▸ **Dataset extract**

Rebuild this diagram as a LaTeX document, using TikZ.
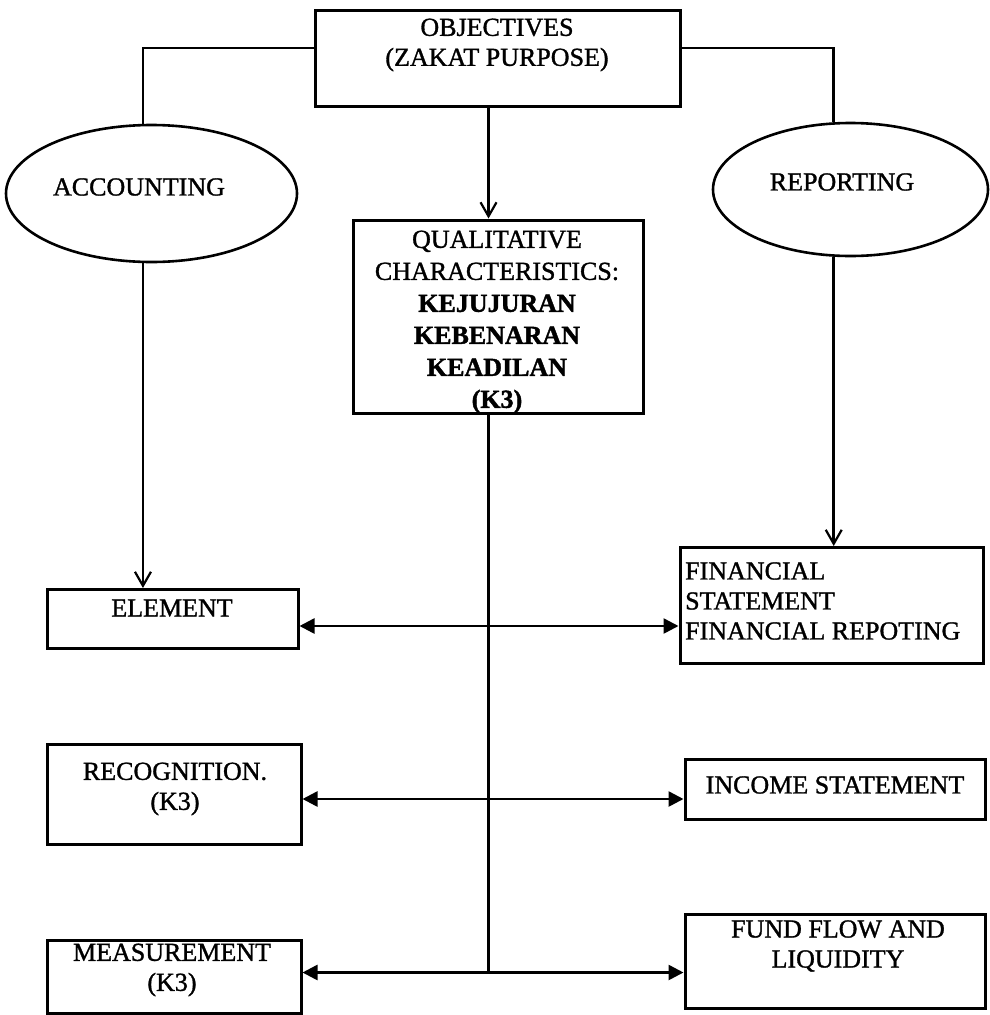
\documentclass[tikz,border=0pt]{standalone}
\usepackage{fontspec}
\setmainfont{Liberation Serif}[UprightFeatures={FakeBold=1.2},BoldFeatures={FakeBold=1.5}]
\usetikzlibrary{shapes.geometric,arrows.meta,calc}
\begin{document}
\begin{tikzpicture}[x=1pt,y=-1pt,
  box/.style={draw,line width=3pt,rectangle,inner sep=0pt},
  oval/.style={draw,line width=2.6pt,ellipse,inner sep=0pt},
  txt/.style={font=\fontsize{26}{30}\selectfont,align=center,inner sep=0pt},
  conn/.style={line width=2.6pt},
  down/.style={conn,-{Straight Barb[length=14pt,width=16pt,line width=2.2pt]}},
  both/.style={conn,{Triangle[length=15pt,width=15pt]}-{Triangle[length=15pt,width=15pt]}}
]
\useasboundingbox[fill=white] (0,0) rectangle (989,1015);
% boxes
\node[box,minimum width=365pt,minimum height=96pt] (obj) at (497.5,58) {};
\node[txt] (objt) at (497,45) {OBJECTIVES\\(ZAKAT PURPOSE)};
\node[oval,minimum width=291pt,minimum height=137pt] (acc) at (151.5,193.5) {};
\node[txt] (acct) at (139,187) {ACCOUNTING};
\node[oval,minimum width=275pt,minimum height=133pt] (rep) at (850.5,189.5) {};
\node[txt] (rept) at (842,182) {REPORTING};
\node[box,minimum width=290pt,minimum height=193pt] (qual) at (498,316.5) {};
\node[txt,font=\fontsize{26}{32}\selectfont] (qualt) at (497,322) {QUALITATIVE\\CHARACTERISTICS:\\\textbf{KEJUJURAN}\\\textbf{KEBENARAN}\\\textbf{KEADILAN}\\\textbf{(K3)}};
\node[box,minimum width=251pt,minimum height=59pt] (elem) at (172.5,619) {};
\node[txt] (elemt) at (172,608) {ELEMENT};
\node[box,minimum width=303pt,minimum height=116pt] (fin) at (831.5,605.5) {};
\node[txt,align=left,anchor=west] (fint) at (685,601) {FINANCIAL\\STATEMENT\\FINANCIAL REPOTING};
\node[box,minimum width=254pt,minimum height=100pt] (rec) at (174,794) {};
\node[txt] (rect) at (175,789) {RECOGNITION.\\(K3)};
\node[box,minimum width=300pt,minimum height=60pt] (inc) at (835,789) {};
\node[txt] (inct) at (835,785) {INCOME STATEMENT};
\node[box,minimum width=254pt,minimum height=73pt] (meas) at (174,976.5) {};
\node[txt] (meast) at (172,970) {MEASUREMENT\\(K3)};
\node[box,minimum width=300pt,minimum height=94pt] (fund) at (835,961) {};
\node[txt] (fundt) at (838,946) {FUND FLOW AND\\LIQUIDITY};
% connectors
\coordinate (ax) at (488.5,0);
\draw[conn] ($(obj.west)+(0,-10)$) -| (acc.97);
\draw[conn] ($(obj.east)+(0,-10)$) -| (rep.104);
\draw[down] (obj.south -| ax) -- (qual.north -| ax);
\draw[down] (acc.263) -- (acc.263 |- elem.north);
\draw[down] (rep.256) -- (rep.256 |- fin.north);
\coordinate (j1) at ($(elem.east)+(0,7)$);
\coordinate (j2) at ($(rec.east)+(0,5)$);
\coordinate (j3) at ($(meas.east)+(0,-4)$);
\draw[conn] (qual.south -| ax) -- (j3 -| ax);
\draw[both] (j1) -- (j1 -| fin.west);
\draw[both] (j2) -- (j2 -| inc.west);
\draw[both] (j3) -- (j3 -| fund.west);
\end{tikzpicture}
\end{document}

▸ **To be done**
Repeat the listing in full and exactly. Leave any pictures out.

▸ **Result**
Rebuild this diagram as a LaTeX document, using TikZ.
\documentclass[tikz,border=0pt]{standalone}
\usepackage{fontspec}
\setmainfont{Liberation Serif}[UprightFeatures={FakeBold=1.2},BoldFeatures={FakeBold=1.5}]
\usetikzlibrary{shapes.geometric,arrows.meta,calc}
\begin{document}
\begin{tikzpicture}[x=1pt,y=-1pt,
  box/.style={draw,line width=3pt,rectangle,inner sep=0pt},
  oval/.style={draw,line width=2.6pt,ellipse,inner sep=0pt},
  txt/.style={font=\fontsize{26}{30}\selectfont,align=center,inner sep=0pt},
  conn/.style={line width=2.6pt},
  down/.style={conn,-{Straight Barb[length=14pt,width=16pt,line width=2.2pt]}},
  both/.style={conn,{Triangle[length=15pt,width=15pt]}-{Triangle[length=15pt,width=15pt]}}
]
\useasboundingbox[fill=white] (0,0) rectangle (989,1015);
% boxes
\node[box,minimum width=365pt,minimum height=96pt] (obj) at (497.5,58) {};
\node[txt] (objt) at (497,45) {OBJECTIVES\\(ZAKAT PURPOSE)};
\node[oval,minimum width=291pt,minimum height=137pt] (acc) at (151.5,193.5) {};
\node[txt] (acct) at (139,187) {ACCOUNTING};
\node[oval,minimum width=275pt,minimum height=133pt] (rep) at (850.5,189.5) {};
\node[txt] (rept) at (842,182) {REPORTING};
\node[box,minimum width=290pt,minimum height=193pt] (qual) at (498,316.5) {};
\node[txt,font=\fontsize{26}{32}\selectfont] (qualt) at (497,322) {QUALITATIVE\\CHARACTERISTICS:\\\textbf{KEJUJURAN}\\\textbf{KEBENARAN}\\\textbf{KEADILAN}\\\textbf{(K3)}};
\node[box,minimum width=251pt,minimum height=59pt] (elem) at (172.5,619) {};
\node[txt] (elemt) at (172,608) {ELEMENT};
\node[box,minimum width=303pt,minimum height=116pt] (fin) at (831.5,605.5) {};
\node[txt,align=left,anchor=west] (fint) at (685,601) {FINANCIAL\\STATEMENT\\FINANCIAL REPOTING};
\node[box,minimum width=254pt,minimum height=100pt] (rec) at (174,794) {};
\node[txt] (rect) at (175,789) {RECOGNITION.\\(K3)};
\node[box,minimum width=300pt,minimum height=60pt] (inc) at (835,789) {};
\node[txt] (inct) at (835,785) {INCOME STATEMENT};
\node[box,minimum width=254pt,minimum height=73pt] (meas) at (174,976.5) {};
\node[txt] (meast) at (172,970) {MEASUREMENT\\(K3)};
\node[box,minimum width=300pt,minimum height=94pt] (fund) at (835,961) {};
\node[txt] (fundt) at (838,946) {FUND FLOW AND\\LIQUIDITY};
% connectors
\coordinate (ax) at (488.5,0);
\draw[conn] ($(obj.west)+(0,-10)$) -| (acc.97);
\draw[conn] ($(obj.east)+(0,-10)$) -| (rep.104);
\draw[down] (obj.south -| ax) -- (qual.north -| ax);
\draw[down] (acc.263) -- (acc.263 |- elem.north);
\draw[down] (rep.256) -- (rep.256 |- fin.north);
\coordinate (j1) at ($(elem.east)+(0,7)$);
\coordinate (j2) at ($(rec.east)+(0,5)$);
\coordinate (j3) at ($(meas.east)+(0,-4)$);
\draw[conn] (qual.south -| ax) -- (j3 -| ax);
\draw[both] (j1) -- (j1 -| fin.west);
\draw[both] (j2) -- (j2 -| inc.west);
\draw[both] (j3) -- (j3 -| fund.west);
\end{tikzpicture}
\end{document}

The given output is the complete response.